Raising Richmond: You have my permission to grow up

One of the challenges of parenting is getting used to the idea that those teeny babies have the nerve to grow up.

Lately when I’m asked how old my daughter is, I say “almost four,” and a ball of feelings in my chest throbs a little.1 Four! She’s getting older. The weekly BabyCenter emails have told me that this would happen. Four is not a baby. Four is a child. Four can start school. Four can retain memories and fuzzily recall them as an adult.

Having a four-year-old makes me feel less special than having a child of three or two or one. Older children are less interesting, and as we are just reflections of our children, so are we. No one wants to hear about what your twelve-year-old is doing. OK, none of that is true. But I had to get it out there because I have worried that it might be.

Now that my child’s age is best measured in years and not months, nothing reminds me of how much bigger and older she’s getting than her starting preschool, and that next year she’ll start real school. Late summer makes people weepy for their babies that are no longer babies, so here is my recommendation to you if you are like that, too: Get over it.
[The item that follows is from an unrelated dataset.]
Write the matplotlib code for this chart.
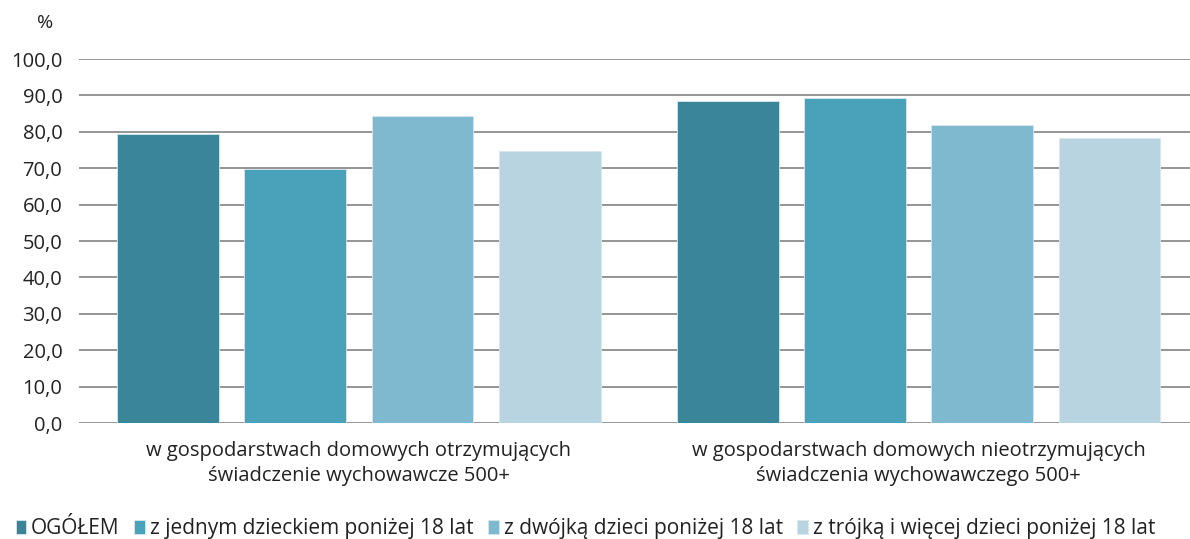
import matplotlib.pyplot as plt
import numpy as np

plt.rcParams['font.family'] = ['Open Sans', 'DejaVu Sans']

categories = ['w gospodarstwach domowych otrzymujących\nświadczenie wychowawcze 500+',
              'w gospodarstwach domowych nieotrzymujących\nświadczenia wychowawczego 500+']
series_names = ['OGÓŁEM', 'z jednym dzieckiem poniżej 18 lat',
                'z dwójką dzieci poniżej 18 lat', 'z trójką i więcej dzieci poniżej 18 lat']
ogolem = [79.5, 88.6]
jedno = [69.8, 89.2]
dwoje = [84.3, 82.0]
troje = [74.6, 78.3]
colors = ['#3A8597', '#49A2B9', '#7EB9CF', '#B7D4E0']
yticks = [0, 10, 20, 30, 40, 50, 60, 70, 80, 90, 100]

fig = plt.figure(figsize=(11.9, 5.39), dpi=100)
ax = fig.add_axes([0.0664, 0.2152, 0.941, 0.6753])

x = np.arange(len(categories))
width = 0.182
step = 0.227
values = [ogolem, jedno, dwoje, troje]
for i, (vals, name, c) in enumerate(zip(values, series_names, colors)):
    ax.bar(x + (i - 1.5) * step, vals, width, color=c, label=name,
           edgecolor='#d8e8ee', linewidth=0.6, zorder=3)

ax.set_xlim(-0.5, 1.5)
ax.set_ylim(0, 100)
ax.set_yticks(yticks)
ax.set_yticklabels([f'{v:.1f}'.replace('.', ',') for v in yticks], fontsize=14.5, color='#222222')
ax.yaxis.grid(True, color='#8c8c8c', linewidth=1.3, zorder=0)
ax.tick_params(axis='y', length=0, pad=12)
ax.set_xticks(x)
ax.set_xticklabels(categories, fontsize=14.5, color='#222222', linespacing=1.3)
ax.tick_params(axis='x', length=0, pad=13)
for s in ax.spines.values():
    s.set_visible(False)

fig.text(0.038, 0.957, '%', fontsize=14, color='#222222', ha='center', va='center')

fig.legend(loc='lower center', bbox_to_anchor=(0.492, -0.035), ncol=4, frameon=False,
           fontsize=15, handlelength=0.5, handleheight=0.7, handletextpad=0.25,
           columnspacing=0.7, labelcolor='#222222')

fig.savefig('out.png', dpi=100)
I have to tell this to myself constantly because despite the fact that she keeps wearing a pair of 18-month-sized shorts that I keep putting away, my daughter is growing up. It’s harder for me to carry her for very long. She doesn’t fit in my lap comfortably. She seems too old for a stroller (not that she’s been using one lately, but it’s a nice thought). To want her to stay as small as she is, as funny and crazy as she is, and to love me as much as she does, is an idea that I have to keep letting go of.

The main reason I don’t want to get emotional about her inevitable aging, other than the fact that I can’t control it, is that i don’t want her to think she’s doing something wrong by growing up. I don’t want her to feel guilty that all the adults in her life bemoan that she’s not a baby. I can’t imagine that pleas of “stop getting bigger” or “you’re not a baby anymore” go unanalyzed by her. How does that not sound like “you’re disappointing me”?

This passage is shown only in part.